Biomarker for stress hormones in polar bears, wildlife affected by global climate change
Chemical analyses by neuroscientist Jerrold Meyer and colleagues at the University of Massachusetts Amherst are helping to establish hair cortisol concentration (HCC) as an important new biomarker for stress in wild animals facing global climate change.
The technique is demonstrated in the current issue of the Journal of Visualized Experiments (JOVE) where Meyer's lab manager Kendra Rosenberg and neuroscience and behavior graduate student Amanda Hamel provide an annotated illustration of UMass Amherst's standard technique, which they hope will lead to its wider use, including in humans.
Last year, an international research team led by Danish bioscientist Thea Bechshøft of Aarhus University reported that fluctuations in climate and ice cover are closely related to stress among polar bears in East Greenland as indicated by levels of the stress hormone cortisol in hair samples measured in Meyer's UMass Amherst laboratory. He says, "We are very hopeful that researchers around the world will discover the usefulness of this type of analysis once they learn that it can now be done with much greater reliably than before."

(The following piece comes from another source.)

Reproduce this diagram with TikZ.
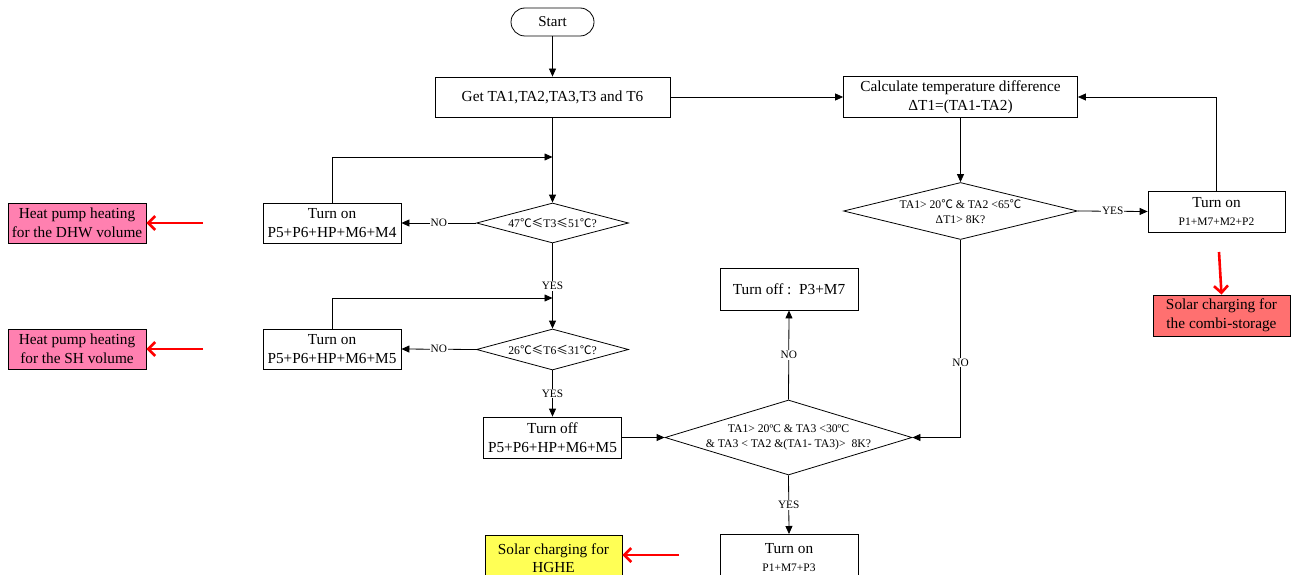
\documentclass[tikz,border=0pt]{standalone}
\usepackage{fontspec}
\setmainfont{Liberation Serif}
\newfontfamily\cjk{Noto Sans CJK SC}
\usetikzlibrary{shapes.geometric,arrows.meta}
\newcommand{\dgc}{{\cjk ℃}}
\newcommand{\lesym}{{\cjk ≤}}
\definecolor{pinkfill}{RGB}{255,128,176}
\definecolor{salmonfill}{RGB}{255,112,112}
\definecolor{yellowfill}{RGB}{255,255,85}
\begin{document}
\begin{tikzpicture}[x=1pt,y=-1pt,line width=0.8pt,
  box/.style={draw,line width=0.8pt,minimum width=138,minimum height=40,inner sep=1pt,align=center,font=\fontsize{15.3}{18.5}\selectfont},
  dia/.style={draw,diamond,inner sep=0pt,line width=0.8pt},
  diatext/.style={align=center,font=\fontsize{11.7}{15}\selectfont},
  arr/.style={-{Triangle[length=8pt,width=7pt]}},
  redarr/.style={red,line width=2.6pt,-{Straight Barb[length=7pt,width=14pt]}},
  lab/.style={fill=white,inner sep=1pt,font=\fontsize{11.3}{13}\selectfont}
]
\useasboundingbox (0,0) rectangle (1293,575);

% nodes
\node[draw,rounded corners=14pt,minimum width=83,minimum height=28,inner sep=1pt,font=\fontsize{15}{17}\selectfont] (start) at (552.5,22) {Start};
\node[box,minimum width=235] (get) at (552.5,97) {Get TA1,TA2,TA3,T3 and T6};
\node[box,minimum width=234,minimum height=41] (calc) at (960.5,97) {Calculate temperature difference\\ΔT1=(TA1-TA2)};
\node[dia,minimum width=234,minimum height=57] (d1) at (960.5,211) {};
\node[diatext] (d1t) at (960.5,212) {TA1> 20\dgc{} \& TA2 <65\dgc\\ΔT1> 8K?};
\node[box,minimum width=137,minimum height=41] (on1) at (1216.5,211.5) {Turn on\\{\fontsize{11.5}{13}\selectfont P1+M7+M2+P2}};
\node[box,minimum width=137,minimum height=41,fill=salmonfill] (solar1) at (1221.5,315.5) {Solar charging for\\the combi-storage};

\node[dia,minimum width=152,minimum height=40] (d2) at (552.5,223) {};
\node[diatext] (d2t) at (552.5,223) {47\dgc\lesym T3\lesym 51\dgc ?};
\node[box] (onA) at (332,223) {Turn on\\P5+P6+HP+M6+M4};
\node[box,fill=pinkfill] (pinkA) at (77,223) {Heat pump heating\\for the DHW volume};

\node[dia,minimum width=152,minimum height=41] (d3) at (552.5,349.5) {};
\node[diatext] (d3t) at (552.5,349.5) {26\dgc\lesym T6\lesym 31\dgc ?};
\node[box] (onB) at (332,349) {Turn on\\P5+P6+HP+M6+M5};
\node[box,fill=pinkfill] (pinkB) at (77,349) {Heat pump heating\\for the SH volume};

\node[box,minimum height=41] (off) at (552.5,437.5) {Turn off\\P5+P6+HP+M6+M5};
\node[dia,minimum width=247,minimum height=75] (d4) at (788.5,437.5) {};
\node[diatext] (d4t) at (788.5,437.5) {TA1> 20ºC \& TA3 <30ºC\\\& TA3 < TA2 \&(TA1- TA3)>~~8K?};
\node[box,minimum height=42] (off2) at (789,289) {Turn off :~~P3+M7};
\node[box,minimum height=46,anchor=north] (on3) at (789,534) {Turn on\\{\fontsize{11.5}{13}\selectfont P1+M7+P3}};
\node[box,minimum width=137,minimum height=46,anchor=north,fill=yellowfill] (hghe) at (553.5,535) {Solar charging for\\HGHE};

% helper coordinates
\coordinate (j1) at (552.5,157);
\coordinate (j2) at (552.5,298);
\coordinate (r1) at (1219,252);
\coordinate (r2) at (203,223);
\coordinate (r3) at (203,349);
\coordinate (r4) at (679,555);

% connectors
\draw[arr] (start) -- (get);
\draw[arr] (get) -- (calc);
\draw[arr] (calc) -- (d1);
\draw[arr] (d1.east) -- node[lab]{YES} (on1.west);
\draw[arr] (on1.north) |- (calc.east);
\draw[arr] (d1.south) |- node[lab,pos=0.31]{NO} (d4.east);
\draw[arr] (get) -- (d2);
\draw[arr] (d2.west) -- node[lab]{NO} (onA.east);
\draw[arr] (onA.north) |- (j1);
\draw[arr] (d2.south) -- node[lab]{YES} (d3.north);
\draw[arr] (onB.north) |- (j2);
\draw[arr] (d3.west) -- node[lab]{NO} (onB.east);
\draw[arr] (d3.south) -- node[lab]{YES} (off.north);
\draw[arr] (off.east) -- (d4.west);
\draw[arr] (d4.north) -- node[lab]{NO} (off2.south);
\draw[arr] (d4.south) -- node[lab]{YES} (on3.north);

\draw[redarr] (r1) -- (solar1.north);
\draw[redarr] (r2) -- (pinkA.east);
\draw[redarr] (r3) -- (pinkB.east);
\draw[redarr] (r4) -- (hghe.east |- r4);
\end{tikzpicture}
\end{document}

"Nobody else has done this so far," adds Meyer, a behavioral endocrinologist. "We've not only been one of the key developers of the technique but we have also have worked very hard to demonstrate its reliability and validity. In collaboration with Melinda Novak, chair of the psychology department, we were among the first to show in a major controlled study that a prolonged or major life stress does lead to a demonstrable increase in cortisol in hair. Now we're making the technique available to others and we hope it spurs new collaborations with our lab."
Meyer's assay core laboratory is expert in measuring not only cortisol concentrations, but also progesterone, testosterone and oxytocin levels in a variety of sample types including hair, blood, saliva and cerebrospinal fluid. His major research area is in behavioral endocrinology, and in exploring "how these modern techniques can be used to get exciting new insights into the relationship between the endocrine system and behavior in animal research and human studies."
Over the past 40 years, Meyer says techniques have become not only much more sensitive and precise, but safer for researchers as they have been able to move away from using radioactive substances. "We can now measure much lower levels of substances than we could when I was a grad student," he recalls. "And with new enzyme immunoassay techniques read by a microplate reader, the work has become not only safer for researchers, but for lab workers and the environment."
To analyze cortisol levels in hair, the researchers need a sample about 3 cm long and weighing about 5 mg, that is, 10 or 12 strands. In humans, this amount cut from the scalp outward represents about three months of hormone activity as human hair grows an average 3 cm per month, Meyer notes. In his UMass Amherst lab about six undergraduates are currently learning the exacting techniques for washing and drying samples, grinding them to powder, extracting the cortisol, and conducting the enzyme immunoassay.
For the collaboration with Bechshøft and colleagues, Meyer's lab received blind hair samples from 88 polar bears legally killed between 1988 and 2009 in Greenland by indigenous people who have an arrangement with researchers to provide biological samples. Cortisol will persist in hair for hundreds of years, Meyer explains.
"We have analyzed this hormone in several blind samples of polar bear hair from museum specimens that were killed and stuffed in the late 1800s, and we had no trouble measuring it 125 years later," he says. "Others have measured cortisol concentrations in Peruvian mummies 1,500 years old. It's one of the beauties of hair cortisol, you can measure it in archival specimens."